Korean stir-fried octopus dish

Nakji-bokkeum or stir-fried octopus is a popular dish in Korea that is relatively recent, with origins dating back only two centuries and first being introduced in the early 1960s.

==History==
While nakji bokkeum is a more modern dish only originating in the 1960s, it is a fairly simple and unassuming dish that feels like it is timeless and far older. The roots of its origins date back to the 19th century wherein octopus was mostly consumed either raw, dried, or pan-fried. Dishes such as nakjisukhoe (leached octopus) and nakjibaeksuk (boiled octopus) were served during the early 20th century. During this time, octopus began to be consumed more frequently due to traditionally perceived health benefits, some of which have been confirmed with modern nutritional science due to octopus being a lower calorie protein and micronutrient source. Other dishes with octopus were also developed from this trend such as yeonpotang (pellucid octopus soup) and nakji-bibimbap (mixed rice with octopus and vegetables).

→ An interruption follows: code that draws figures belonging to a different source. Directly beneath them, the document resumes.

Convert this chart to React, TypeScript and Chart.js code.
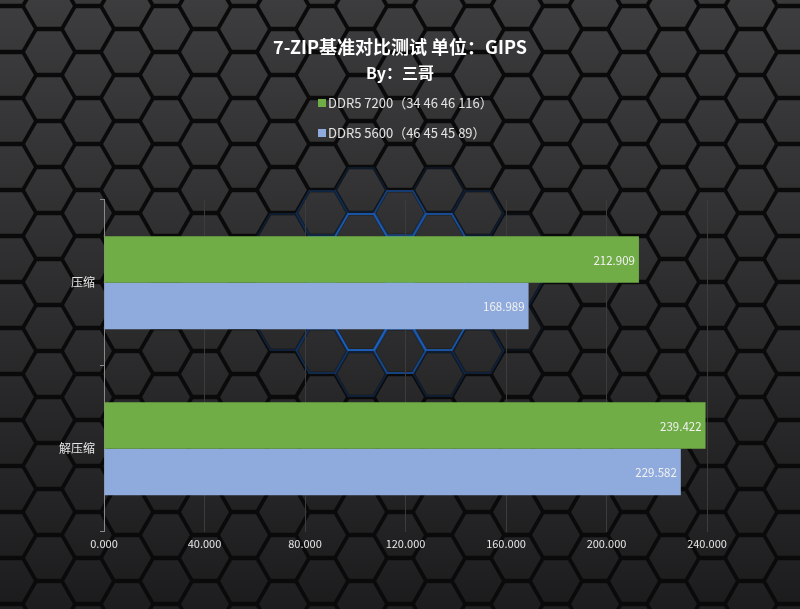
import React, { useEffect, useRef } from "react";
import { Chart, registerables } from "chart.js";
Chart.register(...registerables);

const categories = ["压缩", "解压缩"];
const seriesNames = ["DDR5 7200（34 46 46 116）", "DDR5 5600（46 45 45 89）"];
const ddr5_7200 = [212.909, 239.422];
const ddr5_5600 = [168.989, 229.582];
const seriesColors = ["#70ad47", "#8faadc"];
const xMin = 0;
const xMax = 240;
const xStep = 40;
const titleText = "7-ZIP基准对比测试 单位：GIPS";
const subtitleText = "By：三哥";

const FONT = "'Noto Sans CJK SC', 'Noto Sans', sans-serif";

function lerp(a: number, b: number, t: number) {
  return a + (b - a) * t;
}

const hexBackground = {
  id: "hexBackground",
  beforeDraw(chart: any) {
    const ctx: CanvasRenderingContext2D = chart.ctx;
    const W = chart.width;
    const H = chart.height;
    ctx.save();
    ctx.fillStyle = "#0a0a0a";
    ctx.fillRect(0, 0, W, H);
    const R = 26;
    const colStep = 39;
    const rowStep = 46;
    const hexPath = (cx: number, cy: number, r: number) => {
      ctx.beginPath();
      for (let i = 0; i < 6; i++) {
        const a = (Math.PI / 3) * i;
        const px = cx + r * Math.cos(a);
        const py = cy + r * Math.sin(a);
        if (i === 0) ctx.moveTo(px, py);
        else ctx.lineTo(px, py);
      }
      ctx.closePath();
    };
    const cells: { x: number; y: number }[] = [];
    for (let c = -2; c * colStep < W + colStep * 2; c++) {
      const cx = 49 + c * colStep;
      const off = c % 2 === 0 ? 52 : 29;
      for (let r = -2; r * rowStep < H + rowStep * 2; r++) {
        cells.push({ x: cx, y: off + r * rowStep });
      }
    }
    for (const p of cells) {
      const t = Math.min(1, Math.max(0, p.y / H));
      const v = Math.round(lerp(60, 30, t));
      const g = ctx.createLinearGradient(p.x, p.y - R, p.x, p.y + R);
      g.addColorStop(0, `rgb(${v + 3},${v + 3},${v + 5})`);
      g.addColorStop(1, `rgb(${v - 4},${v - 4},${v - 3})`);
      ctx.fillStyle = g;
      hexPath(p.x, p.y, R - 2.1);
      ctx.fill();
    }
    // blue glow in the middle
    const gx = 392;
    const gy = 285;
    for (const p of cells) {
      const dx = (p.x - gx) / 145;
      const dy = (p.y - gy) / 110;
      const d = Math.sqrt(dx * dx + dy * dy);
      if (d < 1) {
        const a = Math.min(0.9, (1 - d) * 1.4);
        ctx.strokeStyle = `rgba(35,115,225,${a.toFixed(3)})`;
        ctx.lineWidth = 2;
        hexPath(p.x, p.y, R - 0.6);
        ctx.stroke();
      }
    }
    ctx.restore();
  },
};

const barLabels = {
  id: "barLabels",
  afterDatasetsDraw(chart: any) {
    const ctx: CanvasRenderingContext2D = chart.ctx;
    ctx.save();
    ctx.font = `11.5px ${FONT}`;
    ctx.fillStyle = "#f2f2f2";
    ctx.textAlign = "right";
    ctx.textBaseline = "middle";
    chart.data.datasets.forEach((ds: any, i: number) => {
      const meta = chart.getDatasetMeta(i);
      meta.data.forEach((el: any, j: number) => {
        const v = ds.data[j] as number;
        ctx.fillText(v.toFixed(3), el.x - 4, el.y + 1);
      });
    });
    ctx.restore();
  },
};

const stackedLegend = {
  id: "stackedLegend",
  afterDraw(chart: any) {
    const ctx: CanvasRenderingContext2D = chart.ctx;
    ctx.save();
    ctx.font = `13px ${FONT}`;
    ctx.textBaseline = "middle";
    ctx.textAlign = "left";
    const labels: string[] = chart.data.datasets.map((d: any) => d.label);
    const box = 8;
    const gap = 2;
    const left = 318;
    const ys = [103, 133];
    labels.forEach((lab, i) => {
      const y = ys[i];
      ctx.fillStyle = chart.data.datasets[i].backgroundColor;
      ctx.fillRect(left, y - box / 2, box, box);
      ctx.fillStyle = "#e4e4e4";
      ctx.fillText(lab, left + box + gap, y);
    });
    ctx.restore();
  },
};

export default function App() {
  const ref = useRef<HTMLCanvasElement | null>(null);
  useEffect(() => {
    if (!ref.current) return;
    const chart = new Chart(ref.current, {
      type: "bar",
      data: {
        labels: categories,
        datasets: [
          {
            label: seriesNames[0],
            data: ddr5_7200,
            backgroundColor: seriesColors[0],
            borderWidth: 0,
          },
          {
            label: seriesNames[1],
            data: ddr5_5600,
            backgroundColor: seriesColors[1],
            borderWidth: 0,
          },
        ],
      },
      options: {
        indexAxis: "y",
        animation: false,
        responsive: true,
        maintainAspectRatio: false,
        layout: { padding: { top: 0, left: 0, right: 0, bottom: 54 } },
        datasets: {
          bar: { categoryPercentage: 0.56, barPercentage: 1 },
        },
        scales: {
          x: {
            min: xMin,
            max: xMax,
            border: { display: false },
            grid: { color: "#3c3c3c", lineWidth: 1, drawTicks: false },
            ticks: {
              stepSize: xStep,
              padding: 5,
              color: "#e6e6e6",
              font: { family: FONT, size: 11 },
              callback: (v: any) => Number(v).toFixed(3),
            },
          },
          y: {
            border: { display: true, color: "#8a8a8a", width: 1 },
            grid: {
              offset: true,
              drawOnChartArea: false,
              drawTicks: true,
              tickLength: 4,
              color: "#8a8a8a",
            },
            ticks: {
              padding: 5,
              color: "#e6e6e6",
              font: { family: FONT, size: 12 },
            },
            afterFit: (s: any) => {
              s.width = 104;
            },
          },
          yRight: {
            type: "category",
            position: "right",
            display: true,
            border: { display: false },
            grid: { display: false, drawTicks: false },
            ticks: { display: false },
            afterFit: (s: any) => {
              s.width = 93;
            },
          },
        },
        plugins: {
          legend: { display: false },
          tooltip: { enabled: false },
          title: {
            display: true,
            text: titleText,
            color: "#ffffff",
            font: { family: FONT, size: 18, weight: "bold" },
            padding: { top: 36, bottom: 6 },
          },
          subtitle: {
            display: true,
            text: subtitleText,
            color: "#ffffff",
            font: { family: FONT, size: 16, weight: "bold" },
            padding: { top: 0, bottom: 117 },
          },
        },
      },
      plugins: [hexBackground, barLabels, stackedLegend],
    } as any);
    return () => chart.destroy();
  }, []);
  return (
    <div
      style={{
        position: "absolute",
        left: 0,
        top: 0,
        width: 800,
        height: 609,
      }}
    >
      <canvas ref={ref} />
    </div>
  );
}
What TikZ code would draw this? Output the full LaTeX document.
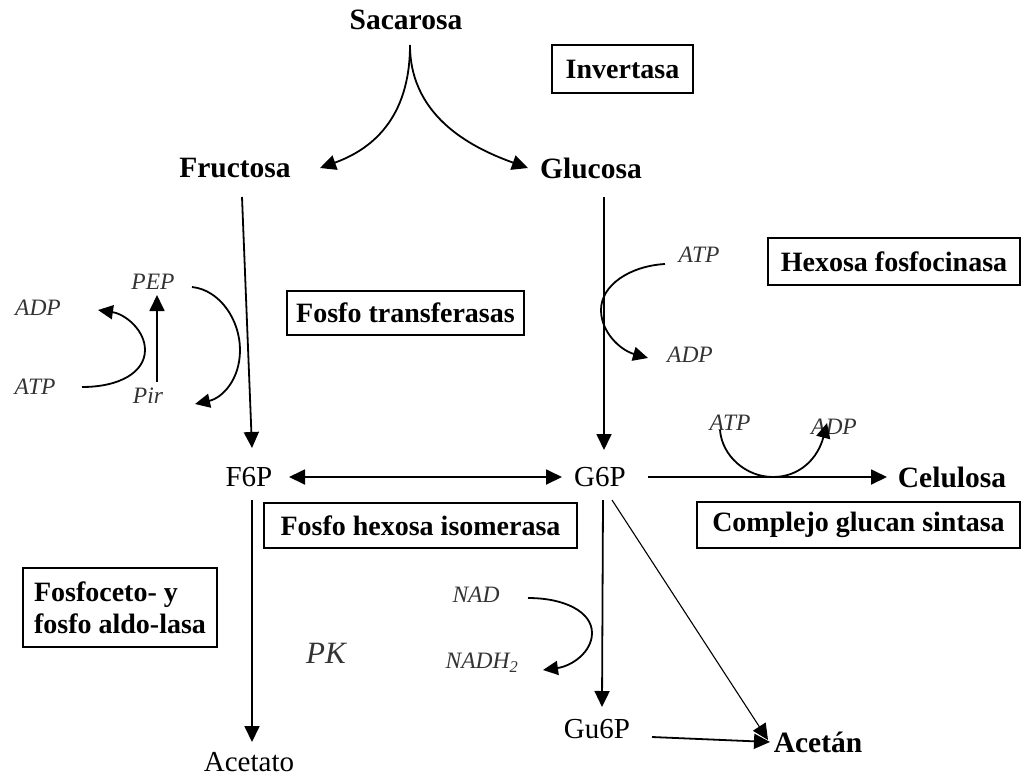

There are several competing claims to be the creator of the dish which is sometimes referred to as "Mugyo-dong nakji bokkeum" after the neighborhood in which it was developed in the early 1960s. Soon, restaurants in the surrounding area adopted the dish, and it had spread throughout most of Korea by the end of the 1970s.

In Korea, nakji bokkeum is served very spicy. Shellfish soup and other more cooling or mild side dishes are typically served with it to reduce the sensation of hotness.

==Preparation==
Nakji bokkeum is made with chopped octopus and vegetables such as onions, green onions, cabbage, and carrots. The octopus and vegetables are mixed with a marinade made with gochujang (red pepper paste), gochugaru chili flakes, soy sauce, garlic, salt, rice vinegar, and sugar. After marinating for anywhere from 3 hours to overnight, the marinated octopus and vegetables are then stir fried together. Nakji bokkeum, and other Korean dishes featuring octopus, are traditionally believed to be good for stamina, strength, and mental acumen. Nakji bokkeum is commonly served atop a bed of steamed rice and/or bean sprouts and topped with sesame seeds. Jogaetang (clam stew) or some other more mild and rich soup is almost always served alongside nakji bokkeum. Other side dishes like mildly pickled daikon or cucumber are commonly served as well.